> _Required work_
Write out the data below exactly as given, without any of its pictures.

###

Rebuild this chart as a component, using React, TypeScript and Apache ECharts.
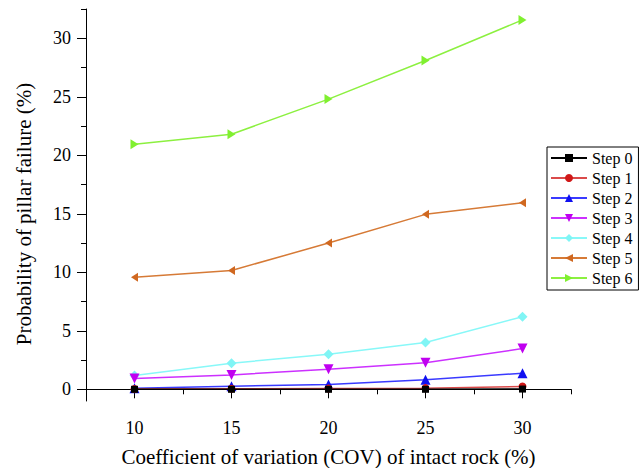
import React, { useEffect, useRef } from "react";
import * as echarts from "echarts";

const cov = [10, 15, 20, 25, 30];
const step0 = [0, 0, 0, 0, 0.02];
const step1 = [0.02, 0.04, 0.06, 0.1, 0.24];
const step2 = [0.1, 0.27, 0.42, 0.82, 1.38];
const step3 = [0.92, 1.23, 1.72, 2.27, 3.48];
const step4 = [1.17, 2.23, 3.0, 4.0, 6.2];
const step5 = [9.58, 10.15, 12.5, 14.95, 15.95];
const step6 = [20.95, 21.8, 24.8, 28.1, 31.57];
const seriesNames = ["Step 0", "Step 1", "Step 2", "Step 3", "Step 4", "Step 5", "Step 6"];
const seriesValues = [step0, step1, step2, step3, step4, step5, step6];

const xMajorTicks = [10, 15, 20, 25, 30];
const xMinorTicks = [7.5, 12.5, 17.5, 22.5, 27.5, 32.5];
const yMajorTicks = [0, 5, 10, 15, 20, 25, 30];
const yMinorTicks = [2.5, 7.5, 12.5, 17.5, 22.5, 27.5, 32.5];

const xName = "Coefficient of variation (COV) of intact rock (%)";
const yName = "Probability of pillar failure (%)";

const FONT = "Liberation Serif";

const styles = [
  { symbol: "rect", size: 7, rotate: 0, color: "#000000", line: "#000000" },
  { symbol: "circle", size: 8, rotate: 0, color: "#D01818", line: "#DA4A4A" },
  { symbol: "triangle", size: 10, rotate: 0, color: "#1010F0", line: "#3A3AFF" },
  { symbol: "triangle", size: 10, rotate: 180, color: "#C000F0", line: "#CC30FF" },
  { symbol: "diamond", size: 10, rotate: 0, color: "#80F5F5", line: "#88F8F8" },
  { symbol: "triangle", size: [9, 7], rotate: 90, color: "#D06820", line: "#D67A36" },
  { symbol: "triangle", size: [10, 8], rotate: -90, color: "#80F030", line: "#8CF040" },
];

export default function App() {
  const ref = useRef<HTMLDivElement>(null);
  useEffect(() => {
    if (!ref.current) return;
    const chart = echarts.init(ref.current, null, { renderer: "svg" });
    const axisBase = {
      type: "value" as const,
      splitLine: { show: false },
      axisLine: { show: true, lineStyle: { color: "#000", width: 1 } },
    };
    chart.setOption({
      animation: false,
      backgroundColor: "#ffffff",
      textStyle: { fontFamily: FONT },
      grid: {
        left: 86,
        top: 9,
        right: 72,
        bottom: 67,
        containLabel: false,
        outerBoundsMode: "none",
      },
      xAxis: [
        {
          ...axisBase,
          position: "bottom",
          min: 7.5,
          max: 32.5,
          axisTick: { show: true, inside: false, length: 9, customValues: xMajorTicks, lineStyle: { color: "#000" } },
          axisLabel: { show: true, customValues: xMajorTicks, margin: 18, color: "#000", fontSize: 18, fontFamily: FONT },
          name: xName,
          nameLocation: "middle",
          nameGap: 45,
          nameTextStyle: { color: "#000", fontSize: 21, fontFamily: FONT },
        },
        {
          ...axisBase,
          position: "bottom",
          min: 7.5,
          max: 32.5,
          axisLine: { show: false },
          axisTick: { show: true, inside: false, length: 5, customValues: xMinorTicks, lineStyle: { color: "#000" } },
          axisLabel: { show: false },
        },
      ],
      yAxis: [
        {
          ...axisBase,
          position: "left",
          min: -1,
          max: 32.5,
          axisTick: { show: true, inside: false, length: 9, customValues: yMajorTicks, lineStyle: { color: "#000" } },
          axisLabel: { show: true, customValues: yMajorTicks, margin: 15, color: "#000", fontSize: 18, fontFamily: FONT },
        },
        {
          ...axisBase,
          position: "left",
          min: -1,
          max: 32.5,
          axisLine: { show: false },
          axisTick: { show: true, inside: false, length: 5, customValues: yMinorTicks, lineStyle: { color: "#000" } },
          axisLabel: { show: false },
        },
      ],
      legend: {
        show: true,
        orient: "vertical",
        left: 547,
        top: 147,
        padding: [3, 6, 4, 3],
        itemGap: 4,
        itemWidth: 36,
        itemHeight: 10,
        borderColor: "#000",
        borderWidth: 1,
        backgroundColor: "#fff",
        selectedMode: false,
        textStyle: { color: "#000", fontSize: 16, fontFamily: FONT },
        data: seriesNames,
      },
      graphic: [
        {
          type: "text",
          x: 24,
          y: 214,
          rotation: Math.PI / 2,
          style: {
            text: yName,
            fill: "#000",
            font: `21px ${FONT}`,
            textAlign: "center",
            textVerticalAlign: "middle",
          },
        },
      ],
      series: seriesNames.map((name, i) => ({
        name,
        type: "line",
        xAxisIndex: 0,
        yAxisIndex: 0,
        data: cov.map((c, j) => [c, seriesValues[i][j]]),
        symbol: styles[i].symbol,
        symbolSize: styles[i].size,
        symbolRotate: styles[i].rotate,
        showAllSymbol: true,
        itemStyle: { color: styles[i].color },
        lineStyle: { color: styles[i].line, width: 1.5 },
        z: 2 + (7 - i),
      })),
    });
    return () => chart.dispose();
  }, []);
  return (
    <div
      ref={ref}
      style={{ position: "fixed", left: 0, top: 0, width: 643, height: 468, overflow: "hidden" }}
    />
  );
}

###

> _Answer_
Rebuild this chart as a component, using React, TypeScript and Apache ECharts.
import React, { useEffect, useRef } from "react";
import * as echarts from "echarts";

const cov = [10, 15, 20, 25, 30];
const step0 = [0, 0, 0, 0, 0.02];
const step1 = [0.02, 0.04, 0.06, 0.1, 0.24];
const step2 = [0.1, 0.27, 0.42, 0.82, 1.38];
const step3 = [0.92, 1.23, 1.72, 2.27, 3.48];
const step4 = [1.17, 2.23, 3.0, 4.0, 6.2];
const step5 = [9.58, 10.15, 12.5, 14.95, 15.95];
const step6 = [20.95, 21.8, 24.8, 28.1, 31.57];
const seriesNames = ["Step 0", "Step 1", "Step 2", "Step 3", "Step 4", "Step 5", "Step 6"];
const seriesValues = [step0, step1, step2, step3, step4, step5, step6];

const xMajorTicks = [10, 15, 20, 25, 30];
const xMinorTicks = [7.5, 12.5, 17.5, 22.5, 27.5, 32.5];
const yMajorTicks = [0, 5, 10, 15, 20, 25, 30];
const yMinorTicks = [2.5, 7.5, 12.5, 17.5, 22.5, 27.5, 32.5];

const xName = "Coefficient of variation (COV) of intact rock (%)";
const yName = "Probability of pillar failure (%)";

const FONT = "Liberation Serif";

const styles = [
  { symbol: "rect", size: 7, rotate: 0, color: "#000000", line: "#000000" },
  { symbol: "circle", size: 8, rotate: 0, color: "#D01818", line: "#DA4A4A" },
  { symbol: "triangle", size: 10, rotate: 0, color: "#1010F0", line: "#3A3AFF" },
  { symbol: "triangle", size: 10, rotate: 180, color: "#C000F0", line: "#CC30FF" },
  { symbol: "diamond", size: 10, rotate: 0, color: "#80F5F5", line: "#88F8F8" },
  { symbol: "triangle", size: [9, 7], rotate: 90, color: "#D06820", line: "#D67A36" },
  { symbol: "triangle", size: [10, 8], rotate: -90, color: "#80F030", line: "#8CF040" },
];

export default function App() {
  const ref = useRef<HTMLDivElement>(null);
  useEffect(() => {
    if (!ref.current) return;
    const chart = echarts.init(ref.current, null, { renderer: "svg" });
    const axisBase = {
      type: "value" as const,
      splitLine: { show: false },
      axisLine: { show: true, lineStyle: { color: "#000", width: 1 } },
    };
    chart.setOption({
      animation: false,
      backgroundColor: "#ffffff",
      textStyle: { fontFamily: FONT },
      grid: {
        left: 86,
        top: 9,
        right: 72,
        bottom: 67,
        containLabel: false,
        outerBoundsMode: "none",
      },
      xAxis: [
        {
          ...axisBase,
          position: "bottom",
          min: 7.5,
          max: 32.5,
          axisTick: { show: true, inside: false, length: 9, customValues: xMajorTicks, lineStyle: { color: "#000" } },
          axisLabel: { show: true, customValues: xMajorTicks, margin: 18, color: "#000", fontSize: 18, fontFamily: FONT },
          name: xName,
          nameLocation: "middle",
          nameGap: 45,
          nameTextStyle: { color: "#000", fontSize: 21, fontFamily: FONT },
        },
        {
          ...axisBase,
          position: "bottom",
          min: 7.5,
          max: 32.5,
          axisLine: { show: false },
          axisTick: { show: true, inside: false, length: 5, customValues: xMinorTicks, lineStyle: { color: "#000" } },
          axisLabel: { show: false },
        },
      ],
      yAxis: [
        {
          ...axisBase,
          position: "left",
          min: -1,
          max: 32.5,
          axisTick: { show: true, inside: false, length: 9, customValues: yMajorTicks, lineStyle: { color: "#000" } },
          axisLabel: { show: true, customValues: yMajorTicks, margin: 15, color: "#000", fontSize: 18, fontFamily: FONT },
        },
        {
          ...axisBase,
          position: "left",
          min: -1,
          max: 32.5,
          axisLine: { show: false },
          axisTick: { show: true, inside: false, length: 5, customValues: yMinorTicks, lineStyle: { color: "#000" } },
          axisLabel: { show: false },
        },
      ],
      legend: {
        show: true,
        orient: "vertical",
        left: 547,
        top: 147,
        padding: [3, 6, 4, 3],
        itemGap: 4,
        itemWidth: 36,
        itemHeight: 10,
        borderColor: "#000",
        borderWidth: 1,
        backgroundColor: "#fff",
        selectedMode: false,
        textStyle: { color: "#000", fontSize: 16, fontFamily: FONT },
        data: seriesNames,
      },
      graphic: [
        {
          type: "text",
          x: 24,
          y: 214,
          rotation: Math.PI / 2,
          style: {
            text: yName,
            fill: "#000",
            font: `21px ${FONT}`,
            textAlign: "center",
            textVerticalAlign: "middle",
          },
        },
      ],
      series: seriesNames.map((name, i) => ({
        name,
        type: "line",
        xAxisIndex: 0,
        yAxisIndex: 0,
        data: cov.map((c, j) => [c, seriesValues[i][j]]),
        symbol: styles[i].symbol,
        symbolSize: styles[i].size,
        symbolRotate: styles[i].rotate,
        showAllSymbol: true,
        itemStyle: { color: styles[i].color },
        lineStyle: { color: styles[i].line, width: 1.5 },
        z: 2 + (7 - i),
      })),
    });
    return () => chart.dispose();
  }, []);
  return (
    <div
      ref={ref}
      style={{ position: "fixed", left: 0, top: 0, width: 643, height: 468, overflow: "hidden" }}
    />
  );
}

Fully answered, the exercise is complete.